During its Oct. 24 meeting, the Carrboro Town Council discussed new land use ordinance text amendments to modify residential parking and approved a new maximum for residential parking spaces.

The amendment also removed residential use classifications for single-family, two-family and multifamily homes from the previously established presumptive minimum parking standards. The ordinance prohibits some multifamily developments from providing more than 110 percent of the parking required.

Parking minimums dictate the smallest amount of parking required by a local government for a development to be approved.

Carrboro Mayor Damon Seils said the ordinance implements a part of Carrboro’s comprehensive plan. The plan, which the Town adopted last year, calls for the removal of parking minimums to reduce the negative effects of parking requirements on housing costs and natural resources.

He said the council emphasized preventing an oversupply of parking, ending the unnecessary use of valuable land for parking spaces and reducing the negative climate impact of cars through the new amendment.

“I think what this will mean in the long term — in other words, over a period of years — is that as a community, we're devoting less of our valuable land area to parking spaces and making that land area available for better uses, like new businesses," Seils said.

He said implementing parking minimums rather than maximums incentivizes car use over more sustainable modes of transportation.

Carrboro has a limited land area, he said, and the Town wants to make sure that if its land is going to continue to be developed, it is developed for "better uses," such as for homes and businesses.

Town council member Sammy Slade said the change is long overdue. He said if the Town had established the parking maximums 30 years ago, the community would see a different kind of built environment today.

“Finally, towns all over the country are coming to realize that one of the things that needs to be addressed is the climate emergency, land use policy and the window for action that we have is very inadequate," Slade said.

Patrick McDonough, an urban planning and transit consultant, spoke at the town council meeting on Oct. 24 and urged the town council to go further with the ordinance and remove commercial minimums, as well as residential minimums.

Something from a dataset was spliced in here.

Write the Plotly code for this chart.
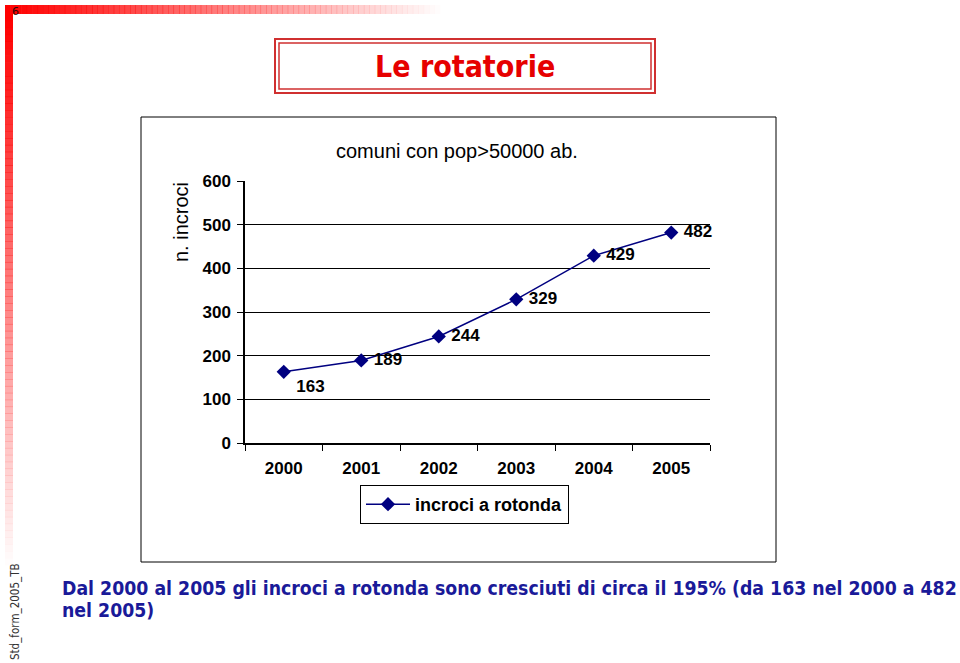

He said developers would still be able to propose as much parking as they want, and the council could decide later whether to apply commercial parking maximums.

Seils said taking the same approach for commercial parking maximums was an “open question.”

“The change that we made on [Oct. 24] was restricted to new residential development," he said. "But there’s just as strong an interest in establishing a similar change in our rules for new commercial development.”

McDonough said the ordinance amendment was a "big step forward."

“I think the thing that we are most likely to see is perhaps some new and additional proposals for apartments or maybe condominiums, some type of multi-story building that people can live in in the greater downtown area," McDonough said.